A dodgy call by a referee or one of his assistants, a below-par display, probably even the ball hitting off someone’s backside and ending up in the back of the net.
Paul Sturrock would accept any of those scenarios if they lead to a Dundee United win at Morton.
That’ll come as little surprise to those who know him, because not only as player, coach and manager is he a Tangerines legend, “Luggy” is also a massive fan and few things give him more pleasure than a United victory.
More importantly, as someone with 44 years’ experience of the professional game, he knows just how vital any win can prove for a team in United’s predicament.
Just one victory in the last eight games and from being first in the Championship table in early December to today’s situation where another defeat coupled with a win for leaders St Mirren would see chances of automatic promotion mathematically ended, their fall has been spectacular.
With the play-offs there to shoot for, however, Sturrock knows there is so much still to play for and he realises, if a win can scratched out, Csaba Laszlo’s team can quickly be back on course for the Premiership.
“Football’s a strange game, one bad decision from a referee or a linesman gives you a goal, gives you three points and can sometimes trigger that edge you need,” he said.
“I think we are a win away from being back on the rails. Winning is the key to it all. It can be a dirty win as far as I’m concerned, we can be absolutely hopeless, so long as we win.”
If that win comes at Cappielow, he feels the players’ self-belief can come flooding back and a successful drive to promotion can be on the cards.
“I’ve watched the training quite regularly and seen a couple of games now. They have good players here, but I think confidence is a huge thing in football.
“I watched their reaction to losing the goal against Dunfermline last week at home and their body language showed people whose heads are down. With a win, confidence can come back.”
Even if things pick up and a Premiership return is secured by May, the man who was recently appointed chief scout in England and last week accepted gaffer Csaba Laszlo’s invitation to join the coaching staff until the end of the season, does not pretend all United’s problems will be resolved.
He knows the manager has work to do and he has to do his bit by helping improve the club’s recruitment.
“The recruitment is a slight problem because you don’t know what league you’re going to be in. That’s happened to two managers before Csaba.
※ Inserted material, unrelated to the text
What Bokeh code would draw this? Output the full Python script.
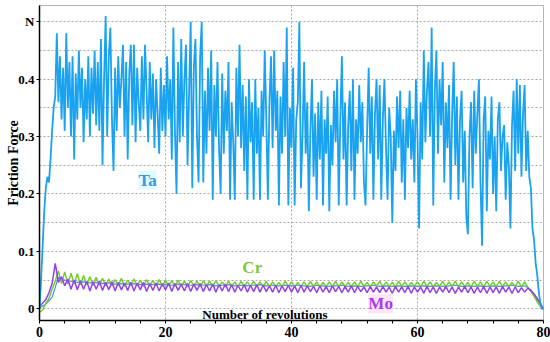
from bokeh.plotting import figure
from bokeh.models import Range1d, FixedTicker, Label, Span
from bokeh.embed import file_html
from bokeh.resources import INLINE

# Friction force (N) vs number of revolutions; Ta sampled every 0.25 rev
ta = [0.00, 0.05, 0.11, 0.17, 0.21, 0.23, 0.22, 0.26, 0.31, 0.35, 0.37, 0.48,
      0.36, 0.44, 0.33, 0.42, 0.31, 0.48, 0.35, 0.43, 0.30, 0.44, 0.26, 0.41,
      0.33, 0.45, 0.35, 0.42, 0.29, 0.40, 0.33, 0.44, 0.30, 0.42, 0.34, 0.45,
      0.32, 0.43, 0.31, 0.47, 0.25, 0.40, 0.51, 0.30, 0.44, 0.49, 0.33, 0.24,
      0.42, 0.31, 0.44, 0.35, 0.40, 0.46, 0.30, 0.43, 0.26, 0.41, 0.46, 0.32,
      0.46, 0.29, 0.42, 0.36, 0.31, 0.44, 0.33, 0.46, 0.38, 0.29, 0.43, 0.33,
      0.41, 0.28, 0.40, 0.34, 0.27, 0.42, 0.31, 0.39, 0.30, 0.44, 0.33, 0.40,
      0.26, 0.49, 0.31, 0.20, 0.43, 0.29, 0.47, 0.30, 0.40, 0.46, 0.25, 0.38,
      0.50, 0.21, 0.42, 0.47, 0.30, 0.22, 0.44, 0.50, 0.22, 0.38, 0.27, 0.42,
      0.31, 0.45, 0.19, 0.39, 0.30, 0.43, 0.28, 0.20, 0.41, 0.27, 0.38, 0.31,
      0.43, 0.19, 0.36, 0.29, 0.19, 0.42, 0.30, 0.46, 0.28, 0.39, 0.24, 0.37,
      0.19, 0.40, 0.29, 0.36, 0.19, 0.40, 0.27, 0.35, 0.19, 0.38, 0.30, 0.45,
      0.33, 0.19, 0.36, 0.44, 0.28, 0.45, 0.31, 0.38, 0.18, 0.37, 0.27, 0.43,
      0.30, 0.49, 0.18, 0.35, 0.28, 0.42, 0.18, 0.33, 0.36, 0.50, 0.21, 0.30,
      0.43, 0.27, 0.36, 0.17, 0.31, 0.40, 0.23, 0.34, 0.19, 0.36, 0.26, 0.38,
      0.18, 0.33, 0.27, 0.37, 0.17, 0.32, 0.25, 0.38, 0.29, 0.40, 0.18, 0.33,
      0.44, 0.26, 0.36, 0.18, 0.32, 0.38, 0.24, 0.40, 0.19, 0.33, 0.27, 0.39,
      0.29, 0.36, 0.22, 0.18, 0.31, 0.42, 0.27, 0.37, 0.19, 0.34, 0.40, 0.26,
      0.39, 0.19, 0.33, 0.40, 0.28, 0.19, 0.35, 0.30, 0.15, 0.31, 0.24, 0.37,
      0.28, 0.38, 0.22, 0.33, 0.19, 0.35, 0.28, 0.38, 0.26, 0.33, 0.22, 0.40,
      0.30, 0.14, 0.36, 0.26, 0.45, 0.29, 0.38, 0.43, 0.30, 0.49, 0.18, 0.38,
      0.45, 0.27, 0.40, 0.32, 0.43, 0.22, 0.36, 0.28, 0.39, 0.19, 0.34, 0.43,
      0.25, 0.37, 0.19, 0.33, 0.38, 0.22, 0.31, 0.16, 0.13, 0.30, 0.36, 0.21,
      0.38, 0.27, 0.34, 0.40, 0.22, 0.11, 0.33, 0.37, 0.17, 0.31, 0.26, 0.37,
      0.20, 0.30, 0.17, 0.33, 0.36, 0.24, 0.30, 0.32, 0.19, 0.29, 0.25, 0.14,
      0.32, 0.38, 0.24, 0.40, 0.27, 0.39, 0.23, 0.34, 0.39, 0.24, 0.31, 0.23,
      0.21, 0.14, 0.12, 0.08, 0.06, 0.03, 0.01, 0.00, 0.00]

# Cr and Mo sampled every 0.5 rev
cr = [-0.006, -0.002, 0.010, 0.018, 0.034, 0.048, 0.066, 0.044, 0.064, 0.043, 0.062, 0.043,
      0.061, 0.042, 0.058, 0.042, 0.056, 0.041, 0.055, 0.041, 0.053, 0.040, 0.052, 0.040,
      0.051, 0.040, 0.053, 0.039, 0.050, 0.041, 0.052, 0.040, 0.050, 0.039, 0.051, 0.040,
      0.049, 0.040, 0.051, 0.039, 0.050, 0.040, 0.049, 0.039, 0.050, 0.040, 0.048, 0.039,
      0.049, 0.040, 0.048, 0.038, 0.049, 0.040, 0.048, 0.039, 0.049, 0.039, 0.047, 0.038,
      0.048, 0.039, 0.047, 0.038, 0.048, 0.039, 0.047, 0.039, 0.048, 0.038, 0.047, 0.039,
      0.048, 0.038, 0.047, 0.039, 0.046, 0.038, 0.048, 0.039, 0.047, 0.038, 0.046, 0.039,
      0.047, 0.038, 0.048, 0.039, 0.047, 0.038, 0.046, 0.038, 0.047, 0.039, 0.048, 0.038,
      0.047, 0.039, 0.046, 0.038, 0.047, 0.038, 0.048, 0.039, 0.046, 0.038, 0.047, 0.039,
      0.048, 0.038, 0.047, 0.039, 0.046, 0.038, 0.048, 0.039, 0.047, 0.038, 0.046, 0.039,
      0.047, 0.038, 0.048, 0.039, 0.047, 0.038, 0.046, 0.039, 0.048, 0.038, 0.047, 0.039,
      0.048, 0.038, 0.047, 0.039, 0.046, 0.038, 0.048, 0.039, 0.047, 0.038, 0.048, 0.039,
      0.047, 0.038, 0.048, 0.039, 0.047, 0.038, 0.046, 0.039, 0.048, 0.038, 0.047, 0.038,
      0.030, 0.022, 0.012, 0.004, 0.000]

mo = [0.004, 0.010, 0.016, 0.028, 0.044, 0.079, 0.046, 0.056, 0.040, 0.052, 0.034, 0.050,
      0.033, 0.049, 0.034, 0.048, 0.031, 0.047, 0.034, 0.048, 0.032, 0.046, 0.033, 0.047,
      0.031, 0.046, 0.033, 0.045, 0.032, 0.046, 0.031, 0.045, 0.033, 0.046, 0.030, 0.044,
      0.032, 0.045, 0.031, 0.044, 0.033, 0.045, 0.030, 0.044, 0.032, 0.043, 0.031, 0.044,
      0.030, 0.043, 0.032, 0.044, 0.030, 0.042, 0.031, 0.043, 0.029, 0.042, 0.031, 0.043,
      0.030, 0.042, 0.029, 0.041, 0.031, 0.042, 0.029, 0.041, 0.030, 0.042, 0.029, 0.041,
      0.030, 0.040, 0.029, 0.041, 0.028, 0.040, 0.030, 0.041, 0.029, 0.040, 0.028, 0.041,
      0.029, 0.040, 0.030, 0.039, 0.028, 0.040, 0.029, 0.039, 0.028, 0.040, 0.030, 0.039,
      0.028, 0.039, 0.029, 0.040, 0.028, 0.039, 0.030, 0.038, 0.028, 0.039, 0.029, 0.038,
      0.028, 0.039, 0.029, 0.038, 0.027, 0.039, 0.029, 0.038, 0.028, 0.039, 0.027, 0.038,
      0.029, 0.038, 0.027, 0.039, 0.028, 0.038, 0.027, 0.038, 0.029, 0.039, 0.028, 0.038,
      0.027, 0.038, 0.029, 0.039, 0.028, 0.038, 0.027, 0.038, 0.028, 0.039, 0.027, 0.038,
      0.028, 0.038, 0.027, 0.039, 0.029, 0.038, 0.027, 0.038, 0.028, 0.037, 0.029, 0.036,
      0.032, 0.026, 0.018, 0.010, 0.000]

# unlabeled middle trace, sampled every 1 rev
mid = [0.002, 0.008, 0.020, 0.055, 0.050, 0.048, 0.046, 0.047, 0.045, 0.046, 0.044, 0.045, 0.043, 0.044, 0.043, 0.044, 0.042, 0.043, 0.042, 0.043,
       0.042, 0.041, 0.043, 0.042, 0.041, 0.042, 0.041, 0.042, 0.040, 0.041, 0.042, 0.040, 0.041, 0.040, 0.041, 0.042, 0.040, 0.041, 0.040, 0.041,
       0.040, 0.041, 0.040, 0.039, 0.041, 0.040, 0.039, 0.040, 0.041, 0.039, 0.040, 0.039, 0.040, 0.041, 0.039, 0.040, 0.039, 0.040, 0.039, 0.040,
       0.039, 0.040, 0.039, 0.040, 0.039, 0.040, 0.041, 0.039, 0.040, 0.039, 0.040, 0.039, 0.040, 0.039, 0.040, 0.041, 0.039, 0.040, 0.033, 0.015,
       0.000]

x_ta = [i * 0.25 for i in range(len(ta))]
x_half = [i * 0.5 for i in range(len(cr))]
x_one = [float(i) for i in range(len(mid))]

x_major = [0, 20, 40, 60, 80]
x_minor = [v for v in range(0, 81, 4) if v % 20 != 0]
x_gridlines = [20, 40, 60]
y_major = [0, 0.1, 0.2, 0.3, 0.4, 0.5]
y_minor = [0.05, 0.15, 0.25, 0.35, 0.45]
y_labels = {0: "0", 0.1: "0.1", 0.2: "0.2", 0.3: "0.3", 0.4: "0.4", 0.5: "N"}

SERIF = "Liberation Serif"
GRID = "#a8a8a8"

p = figure(width=550, height=342, output_backend="svg", toolbar_location=None,
           x_range=Range1d(0, 80), y_range=Range1d(-0.0204, 0.5284),
           min_border_left=39, min_border_right=7, min_border_top=5, min_border_bottom=22,
           background_fill_color="white", border_fill_color="white")
p.outline_line_color = "#b5b5b5"

# grids: horizontal every 0.05, vertical only at 20/40/60
p.xgrid.visible = False
p.ygrid.ticker = FixedTicker(ticks=y_major, minor_ticks=y_minor)
p.ygrid.grid_line_color = GRID
p.ygrid.grid_line_dash = "2 2"
p.ygrid.minor_grid_line_color = GRID
p.ygrid.minor_grid_line_dash = "2 2"
for gx in x_gridlines:
    p.add_layout(Span(location=gx, dimension="height", line_color=GRID,
                      line_dash="2 2", line_width=1, level="underlay"))

p.line(x_one, mid, line_color="#4a8fe8", line_width=1.2)
p.line(x_half, cr, line_color="#74cc2c", line_width=1.5)
p.line(x_half, mo, line_color="#9540ec", line_width=1.5)
p.line(x_ta, ta, line_color="#18a2ef", line_width=1.8)

# axes
p.xaxis.ticker = FixedTicker(ticks=x_major, minor_ticks=x_minor)
p.yaxis.ticker = FixedTicker(ticks=y_major, minor_ticks=y_minor)
p.yaxis.major_label_overrides = y_labels
p.xaxis.major_label_overrides = {v: str(v) for v in x_major}
for ax in (p.xaxis[0], p.yaxis[0]):
    ax.axis_line_color = "black"
    ax.axis_line_width = 1.5
    ax.major_tick_line_color = "black"
    ax.minor_tick_line_color = "black"
    ax.major_tick_in = 0
    ax.major_tick_out = 3
    ax.minor_tick_in = 0
    ax.minor_tick_out = 3
    ax.major_label_text_font = SERIF
    ax.major_label_text_font_style = "bold"
    ax.major_label_text_color = "black"
    ax.major_label_standoff = 3
p.xaxis.major_label_text_font_size = "14px"
p.yaxis.major_label_text_font_size = "13px"
p.yaxis.minor_tick_out = 0
p.yaxis.major_label_standoff = 2
p.yaxis.axis_label = "Friction Force"
p.yaxis.axis_label_text_font = SERIF
p.yaxis.axis_label_text_font_style = "bold"
p.yaxis.axis_label_text_font_size = "14px"
p.yaxis.axis_label_text_color = "black"
p.yaxis.axis_label_standoff = -6

# annotations
p.add_layout(Label(x=35.8, y=-0.010, text="Number of revolutions", text_align="center",
                   text_baseline="alphabetic", text_font=SERIF, text_font_style="bold",
                   text_font_size="13px", text_color="black"))
p.add_layout(Label(x=15.7, y=0.224, text="Ta", text_baseline="alphabetic",
                   text_font=SERIF, text_font_style="bold", text_font_size="17px",
                   text_color="#3f94e4", background_fill_color="#e0fbff"))
p.add_layout(Label(x=32.2, y=0.072, text="Cr", text_baseline="alphabetic",
                   text_font=SERIF, text_font_style="bold", text_font_size="17px",
                   text_color="#7cc83a"))
p.add_layout(Label(x=52.2, y=0.009, text="Mo", text_baseline="alphabetic",
                   text_font=SERIF, text_font_style="bold", text_font_size="17px",
                   text_color="#a63ce8", background_fill_color="#ffe3f7"))

open("out.html", "w").write(file_html(p, INLINE))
“They were trying to win football games while restructuring their team with players who were going to be comfortable in the Championship and good enough to play in the Premier League. There’s not many of them to the pound. We are in that same position again, so it is vitally important we get more right than wrong.
“I think that what’s happened in the past is of 10 signings it’s been seven bad ones and three good ones. We’ve got to try and turn that to seven good ones and three bad ones.
“I took a training session yesterday and that was very nice. The manager said to me, do this, do that and I had a wee window of 20 minutes and enjoyed it.
“However, I first met Csaba to help out with the scouting, that’s mainly why I’m here. It didn’t take a rocket scientist to understand that some of the teams in Scotland have benefited from going down to England and bringing players up.
“It’s something that Dundee United hasn’t really tapped into, so I was happy to come up and talk to the manager and chairman and talk about doing that job.”